Commissioners asked how the incentive interacts with lot size and density, whether communal green space could be required when lot-level impervious coverage increases, and whether the city has sufficient detention or retention capacity on small parcels. Several commissioners noted the possible interaction with a Tier 2 affordability bonus that, as described in the packet, could add another 10% allowance in some cases.

Kreindler said the council continued consideration of the item and expected it back for discussion in early February; the planning/engineering schedule in the packet indicates the item will also be discussed at the plan commission later in the spring. Commissioners agreed to assemble questions for staff, requested written clarification from Scanlon, and tentatively scheduled an Environmental Commission working session to draft a memo for the council and plan commission packet.

Why it matters: The change would lower constraints on built area for developments that include required affordable units.
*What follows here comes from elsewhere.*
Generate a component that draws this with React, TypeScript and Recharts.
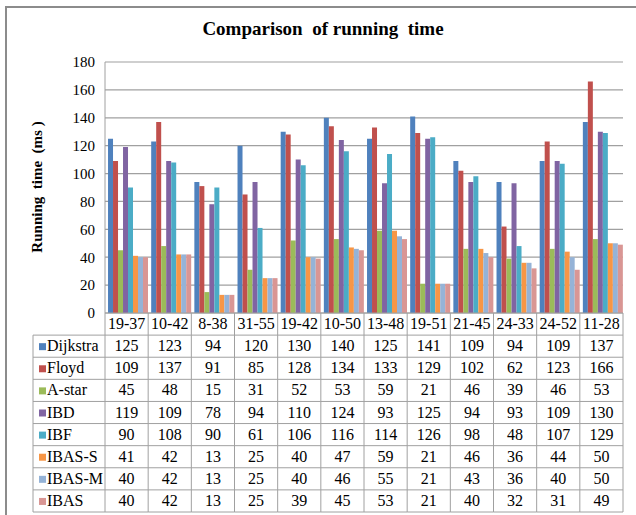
import React from 'react';
import { BarChart, Bar, XAxis, YAxis, CartesianGrid } from 'recharts';

const categories = ['19-37', '10-42', '8-38', '31-55', '19-42', '10-50', '13-48', '19-51', '21-45', '24-33', '24-52', '11-28'];
const dijkstra = [125, 123, 94, 120, 130, 140, 125, 141, 109, 94, 109, 137];
const floyd = [109, 137, 91, 85, 128, 134, 133, 129, 102, 62, 123, 166];
const aStar = [45, 48, 15, 31, 52, 53, 59, 21, 46, 39, 46, 53];
const ibd = [119, 109, 78, 94, 110, 124, 93, 125, 94, 93, 109, 130];
const ibf = [90, 108, 90, 61, 106, 116, 114, 126, 98, 48, 107, 129];
const ibasS = [41, 42, 13, 25, 40, 47, 59, 21, 46, 36, 44, 50];
const ibasM = [40, 42, 13, 25, 40, 46, 55, 21, 43, 36, 40, 50];
const ibas = [40, 42, 13, 25, 39, 45, 53, 21, 40, 32, 31, 49];
const yTicks = [0, 20, 40, 60, 80, 100, 120, 140, 160, 180];

const series = [
  { key: 'Dijkstra', values: dijkstra, color: '#4F81BD' },
  { key: 'Floyd', values: floyd, color: '#C0504D' },
  { key: 'A-star', values: aStar, color: '#9BBB59' },
  { key: 'IBD', values: ibd, color: '#8064A2' },
  { key: 'IBF', values: ibf, color: '#4BACC6' },
  { key: 'IBAS-S', values: ibasS, color: '#F79646' },
  { key: 'IBAS-M', values: ibasM, color: '#95B3D7' },
  { key: 'IBAS', values: ibas, color: '#D99694' },
];

const data = categories.map((cat, i) => {
  const row: Record<string, any> = { cat };
  series.forEach((s) => {
    row[s.key] = s.values[i];
  });
  return row;
});

const W = 636;
const H = 515;
const M = { top: 62, right: 13, bottom: 3, left: 0 };
const Y_W = 105;
const X_H = 199;
const COL_W = (W - M.left - M.right - Y_W) / categories.length;
const ROW_H = X_H / (series.length + 1);
const LEGEND_W = 72;
const FONT = '"Liberation Serif", "Times New Roman", Times, serif';
const LINE = '#A0A0A0';
const txt = { fontFamily: FONT, fontSize: 16, fill: '#000' };

function TableTick(props: any) {
  const { x, y, payload, index } = props;
  const left = x - COL_W / 2;
  const right = x + COL_W / 2;
  const rows = series.length + 1;
  const els: React.ReactNode[] = [];
  els.push(
    <text key="h" x={x} y={y + ROW_H / 2 + 5} textAnchor="middle" style={txt}>
      {payload.value}
    </text>
  );
  series.forEach((s, i) => {
    els.push(
      <text key={'v' + i} x={x} y={y + ROW_H * (i + 1) + ROW_H / 2 + 5} textAnchor="middle" style={txt}>
        {s.values[index]}
      </text>
    );
  });
  els.push(<line key="vl" x1={left} x2={left} y1={y} y2={y + ROW_H * rows} stroke={LINE} strokeWidth={1} />);
  if (index === categories.length - 1) {
    els.push(<line key="vr" x1={right} x2={right} y1={y} y2={y + ROW_H * rows} stroke={LINE} strokeWidth={1} />);
  }
  for (let k = 1; k <= rows; k++) {
    els.push(<line key={'hl' + k} x1={left} x2={right} y1={y + ROW_H * k} y2={y + ROW_H * k} stroke={LINE} strokeWidth={1} />);
  }
  if (index === 0) {
    const lx = left - LEGEND_W;
    els.push(<line key="ll" x1={lx} x2={lx} y1={y + ROW_H} y2={y + ROW_H * rows} stroke={LINE} strokeWidth={1} />);
    for (let k = 1; k <= rows; k++) {
      els.push(<line key={'lh' + k} x1={lx} x2={left} y1={y + ROW_H * k} y2={y + ROW_H * k} stroke={LINE} strokeWidth={1} />);
    }
    series.forEach((s, i) => {
      const cy = y + ROW_H * (i + 1) + ROW_H / 2;
      els.push(<rect key={'sq' + i} x={lx + 6} y={cy - 3} width={7} height={7} fill={s.color} />);
      els.push(
        <text key={'ln' + i} x={lx + 14} y={cy + 5} style={txt}>
          {s.key}
        </text>
      );
    });
  }
  return <g>{els}</g>;
}

function YLabel() {
  return (
    <text x={37} y={187} transform="rotate(-90 37 187)" textAnchor="middle" dominantBaseline="central" style={{ fontFamily: FONT, fontSize: 15, fontWeight: 'bold', fill: '#000', whiteSpace: 'pre' }}>
      {'Running  time  (ms )'}
    </text>
  );
}

export default function App() {
  return (
    <div style={{ position: 'absolute', left: 0, top: 0, width: W, height: H, background: '#fff' }}>
      <div style={{ position: 'absolute', left: 5, top: 6, width: W - 5, height: H - 6, borderTop: '2px solid #8c8c8c', borderLeft: '2px solid #8c8c8c', boxSizing: 'border-box' }} />
      <div style={{ position: 'absolute', left: 0, top: 18, width: 646, textAlign: 'center', fontFamily: FONT, fontSize: 19, fontWeight: 'bold', color: '#000', whiteSpace: 'pre' }}>
        {'Comparison  of running  time'}
      </div>
      <div style={{ position: 'absolute', left: 0, top: 0 }}>
        <BarChart width={W} height={H} data={data} margin={M} barCategoryGap="7%" barGap={0}>
          <CartesianGrid vertical={false} stroke={LINE} strokeWidth={1.2} />
          <XAxis dataKey="cat" height={X_H} interval={0} tickLine={false} tickSize={0} tickMargin={0} axisLine={{ stroke: LINE }} tick={<TableTick />} />
          <YAxis width={Y_W} domain={[0, 180]} ticks={yTicks} tickLine={false} tickSize={0} tickMargin={10} axisLine={{ stroke: LINE }} tick={{ style: { fontFamily: FONT, fontSize: 15 }, fill: '#000' }} label={<YLabel />} />
          {series.map((s) => (
            <Bar key={s.key} dataKey={s.key} fill={s.color} isAnimationActive={false} />
          ))}
        </BarChart>
      </div>
    </div>
  );
}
Supporters say it is intended to encourage density and increase housing production; critics told commissioners they fear higher impervious coverage could reduce tree canopy, increase localized flooding risk, and concentrate paved surfaces in lower-income developments unless accompanied by strong stormwater and landscaping requirements.

Next steps: City staff advised the commission to submit comments roughly 10 days before the plan-commission packet distribution; commissioners set a tentative EC meeting to draft a formal comment and planned to follow up with Scanlon for technical answers.

(Reporting note: direct quotes and timing references come from the meeting presentation by Jamie Kreindler and the commissioners’ Q&A.)